*Data block*.

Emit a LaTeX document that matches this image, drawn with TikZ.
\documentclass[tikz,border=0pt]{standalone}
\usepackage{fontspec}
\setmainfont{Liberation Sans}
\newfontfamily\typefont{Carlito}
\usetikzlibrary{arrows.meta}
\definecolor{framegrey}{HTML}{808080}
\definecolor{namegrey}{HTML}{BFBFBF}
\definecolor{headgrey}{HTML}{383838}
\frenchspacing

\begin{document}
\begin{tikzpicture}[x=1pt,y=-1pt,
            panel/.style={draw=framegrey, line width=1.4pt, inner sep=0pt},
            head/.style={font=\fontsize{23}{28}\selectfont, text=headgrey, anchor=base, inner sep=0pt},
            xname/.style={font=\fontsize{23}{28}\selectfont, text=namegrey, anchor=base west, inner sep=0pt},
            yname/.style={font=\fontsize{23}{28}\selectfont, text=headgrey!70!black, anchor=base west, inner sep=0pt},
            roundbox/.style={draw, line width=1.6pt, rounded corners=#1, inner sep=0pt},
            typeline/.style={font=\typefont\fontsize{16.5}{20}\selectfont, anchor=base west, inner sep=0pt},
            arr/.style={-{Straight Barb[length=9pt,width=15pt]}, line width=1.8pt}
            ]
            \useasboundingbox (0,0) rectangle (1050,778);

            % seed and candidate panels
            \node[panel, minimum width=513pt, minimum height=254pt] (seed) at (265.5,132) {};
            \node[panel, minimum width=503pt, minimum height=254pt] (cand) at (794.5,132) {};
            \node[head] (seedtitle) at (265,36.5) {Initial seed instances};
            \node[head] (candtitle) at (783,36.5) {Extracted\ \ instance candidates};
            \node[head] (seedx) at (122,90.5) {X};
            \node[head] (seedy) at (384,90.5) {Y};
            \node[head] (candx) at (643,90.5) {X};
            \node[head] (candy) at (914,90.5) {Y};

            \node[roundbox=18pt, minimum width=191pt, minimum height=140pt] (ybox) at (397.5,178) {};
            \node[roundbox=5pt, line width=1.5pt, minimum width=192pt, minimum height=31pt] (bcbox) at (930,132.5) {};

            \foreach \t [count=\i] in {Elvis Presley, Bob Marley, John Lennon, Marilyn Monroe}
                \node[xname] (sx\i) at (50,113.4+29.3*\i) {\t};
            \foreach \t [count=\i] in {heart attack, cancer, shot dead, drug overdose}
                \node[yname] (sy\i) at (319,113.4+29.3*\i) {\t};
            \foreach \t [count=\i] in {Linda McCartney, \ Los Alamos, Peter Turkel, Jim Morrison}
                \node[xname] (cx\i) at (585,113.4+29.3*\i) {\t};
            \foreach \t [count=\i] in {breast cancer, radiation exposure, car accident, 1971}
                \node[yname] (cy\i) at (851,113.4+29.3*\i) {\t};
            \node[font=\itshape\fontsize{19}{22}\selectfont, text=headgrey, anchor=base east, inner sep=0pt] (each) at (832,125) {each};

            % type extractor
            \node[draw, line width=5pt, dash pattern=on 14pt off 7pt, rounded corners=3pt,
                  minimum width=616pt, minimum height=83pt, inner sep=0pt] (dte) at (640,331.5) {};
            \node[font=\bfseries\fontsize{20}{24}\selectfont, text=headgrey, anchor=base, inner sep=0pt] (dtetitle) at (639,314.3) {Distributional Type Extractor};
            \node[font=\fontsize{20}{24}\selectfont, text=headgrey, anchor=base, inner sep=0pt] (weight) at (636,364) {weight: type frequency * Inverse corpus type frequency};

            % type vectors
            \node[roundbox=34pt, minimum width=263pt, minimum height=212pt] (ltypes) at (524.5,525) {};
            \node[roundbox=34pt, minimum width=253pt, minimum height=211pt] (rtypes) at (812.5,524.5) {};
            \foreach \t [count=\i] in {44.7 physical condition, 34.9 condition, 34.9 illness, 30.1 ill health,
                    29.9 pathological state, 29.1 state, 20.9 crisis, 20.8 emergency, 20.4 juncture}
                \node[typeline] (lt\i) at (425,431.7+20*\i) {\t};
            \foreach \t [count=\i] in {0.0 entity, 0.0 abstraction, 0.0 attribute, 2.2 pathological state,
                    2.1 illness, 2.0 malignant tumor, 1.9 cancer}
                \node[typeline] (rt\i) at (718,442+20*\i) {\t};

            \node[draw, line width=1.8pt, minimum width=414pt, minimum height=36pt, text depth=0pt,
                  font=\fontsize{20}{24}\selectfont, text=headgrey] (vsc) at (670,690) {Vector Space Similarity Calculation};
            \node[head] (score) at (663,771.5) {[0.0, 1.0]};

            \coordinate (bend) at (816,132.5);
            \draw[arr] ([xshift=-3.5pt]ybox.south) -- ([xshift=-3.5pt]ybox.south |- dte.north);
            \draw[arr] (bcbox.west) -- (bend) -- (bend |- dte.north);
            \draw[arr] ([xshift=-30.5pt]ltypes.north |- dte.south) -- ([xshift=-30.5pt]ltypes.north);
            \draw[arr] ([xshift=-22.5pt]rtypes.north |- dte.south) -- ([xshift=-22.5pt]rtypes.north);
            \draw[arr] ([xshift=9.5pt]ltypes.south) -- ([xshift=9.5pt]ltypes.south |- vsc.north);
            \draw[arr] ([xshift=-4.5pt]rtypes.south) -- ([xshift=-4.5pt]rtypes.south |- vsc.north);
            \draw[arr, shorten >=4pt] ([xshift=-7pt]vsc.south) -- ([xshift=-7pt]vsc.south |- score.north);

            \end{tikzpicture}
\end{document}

*Task requirements*. Return all the data above once more, precisely as given.

*Exercise answer*.
Emit a LaTeX document that matches this image, drawn with TikZ.
\documentclass[tikz,border=0pt]{standalone}
\usepackage{fontspec}
\setmainfont{Liberation Sans}
\newfontfamily\typefont{Carlito}
\usetikzlibrary{arrows.meta}
\definecolor{framegrey}{HTML}{808080}
\definecolor{namegrey}{HTML}{BFBFBF}
\definecolor{headgrey}{HTML}{383838}
\frenchspacing

\begin{document}
\begin{tikzpicture}[x=1pt,y=-1pt,
            panel/.style={draw=framegrey, line width=1.4pt, inner sep=0pt},
            head/.style={font=\fontsize{23}{28}\selectfont, text=headgrey, anchor=base, inner sep=0pt},
            xname/.style={font=\fontsize{23}{28}\selectfont, text=namegrey, anchor=base west, inner sep=0pt},
            yname/.style={font=\fontsize{23}{28}\selectfont, text=headgrey!70!black, anchor=base west, inner sep=0pt},
            roundbox/.style={draw, line width=1.6pt, rounded corners=#1, inner sep=0pt},
            typeline/.style={font=\typefont\fontsize{16.5}{20}\selectfont, anchor=base west, inner sep=0pt},
            arr/.style={-{Straight Barb[length=9pt,width=15pt]}, line width=1.8pt}
            ]
            \useasboundingbox (0,0) rectangle (1050,778);

            % seed and candidate panels
            \node[panel, minimum width=513pt, minimum height=254pt] (seed) at (265.5,132) {};
            \node[panel, minimum width=503pt, minimum height=254pt] (cand) at (794.5,132) {};
            \node[head] (seedtitle) at (265,36.5) {Initial seed instances};
            \node[head] (candtitle) at (783,36.5) {Extracted\ \ instance candidates};
            \node[head] (seedx) at (122,90.5) {X};
            \node[head] (seedy) at (384,90.5) {Y};
            \node[head] (candx) at (643,90.5) {X};
            \node[head] (candy) at (914,90.5) {Y};

            \node[roundbox=18pt, minimum width=191pt, minimum height=140pt] (ybox) at (397.5,178) {};
            \node[roundbox=5pt, line width=1.5pt, minimum width=192pt, minimum height=31pt] (bcbox) at (930,132.5) {};

            \foreach \t [count=\i] in {Elvis Presley, Bob Marley, John Lennon, Marilyn Monroe}
                \node[xname] (sx\i) at (50,113.4+29.3*\i) {\t};
            \foreach \t [count=\i] in {heart attack, cancer, shot dead, drug overdose}
                \node[yname] (sy\i) at (319,113.4+29.3*\i) {\t};
            \foreach \t [count=\i] in {Linda McCartney, \ Los Alamos, Peter Turkel, Jim Morrison}
                \node[xname] (cx\i) at (585,113.4+29.3*\i) {\t};
            \foreach \t [count=\i] in {breast cancer, radiation exposure, car accident, 1971}
                \node[yname] (cy\i) at (851,113.4+29.3*\i) {\t};
            \node[font=\itshape\fontsize{19}{22}\selectfont, text=headgrey, anchor=base east, inner sep=0pt] (each) at (832,125) {each};

            % type extractor
            \node[draw, line width=5pt, dash pattern=on 14pt off 7pt, rounded corners=3pt,
                  minimum width=616pt, minimum height=83pt, inner sep=0pt] (dte) at (640,331.5) {};
            \node[font=\bfseries\fontsize{20}{24}\selectfont, text=headgrey, anchor=base, inner sep=0pt] (dtetitle) at (639,314.3) {Distributional Type Extractor};
            \node[font=\fontsize{20}{24}\selectfont, text=headgrey, anchor=base, inner sep=0pt] (weight) at (636,364) {weight: type frequency * Inverse corpus type frequency};

            % type vectors
            \node[roundbox=34pt, minimum width=263pt, minimum height=212pt] (ltypes) at (524.5,525) {};
            \node[roundbox=34pt, minimum width=253pt, minimum height=211pt] (rtypes) at (812.5,524.5) {};
            \foreach \t [count=\i] in {44.7 physical condition, 34.9 condition, 34.9 illness, 30.1 ill health,
                    29.9 pathological state, 29.1 state, 20.9 crisis, 20.8 emergency, 20.4 juncture}
                \node[typeline] (lt\i) at (425,431.7+20*\i) {\t};
            \foreach \t [count=\i] in {0.0 entity, 0.0 abstraction, 0.0 attribute, 2.2 pathological state,
                    2.1 illness, 2.0 malignant tumor, 1.9 cancer}
                \node[typeline] (rt\i) at (718,442+20*\i) {\t};

            \node[draw, line width=1.8pt, minimum width=414pt, minimum height=36pt, text depth=0pt,
                  font=\fontsize{20}{24}\selectfont, text=headgrey] (vsc) at (670,690) {Vector Space Similarity Calculation};
            \node[head] (score) at (663,771.5) {[0.0, 1.0]};

            \coordinate (bend) at (816,132.5);
            \draw[arr] ([xshift=-3.5pt]ybox.south) -- ([xshift=-3.5pt]ybox.south |- dte.north);
            \draw[arr] (bcbox.west) -- (bend) -- (bend |- dte.north);
            \draw[arr] ([xshift=-30.5pt]ltypes.north |- dte.south) -- ([xshift=-30.5pt]ltypes.north);
            \draw[arr] ([xshift=-22.5pt]rtypes.north |- dte.south) -- ([xshift=-22.5pt]rtypes.north);
            \draw[arr] ([xshift=9.5pt]ltypes.south) -- ([xshift=9.5pt]ltypes.south |- vsc.north);
            \draw[arr] ([xshift=-4.5pt]rtypes.south) -- ([xshift=-4.5pt]rtypes.south |- vsc.north);
            \draw[arr, shorten >=4pt] ([xshift=-7pt]vsc.south) -- ([xshift=-7pt]vsc.south |- score.north);

            \end{tikzpicture}
\end{document}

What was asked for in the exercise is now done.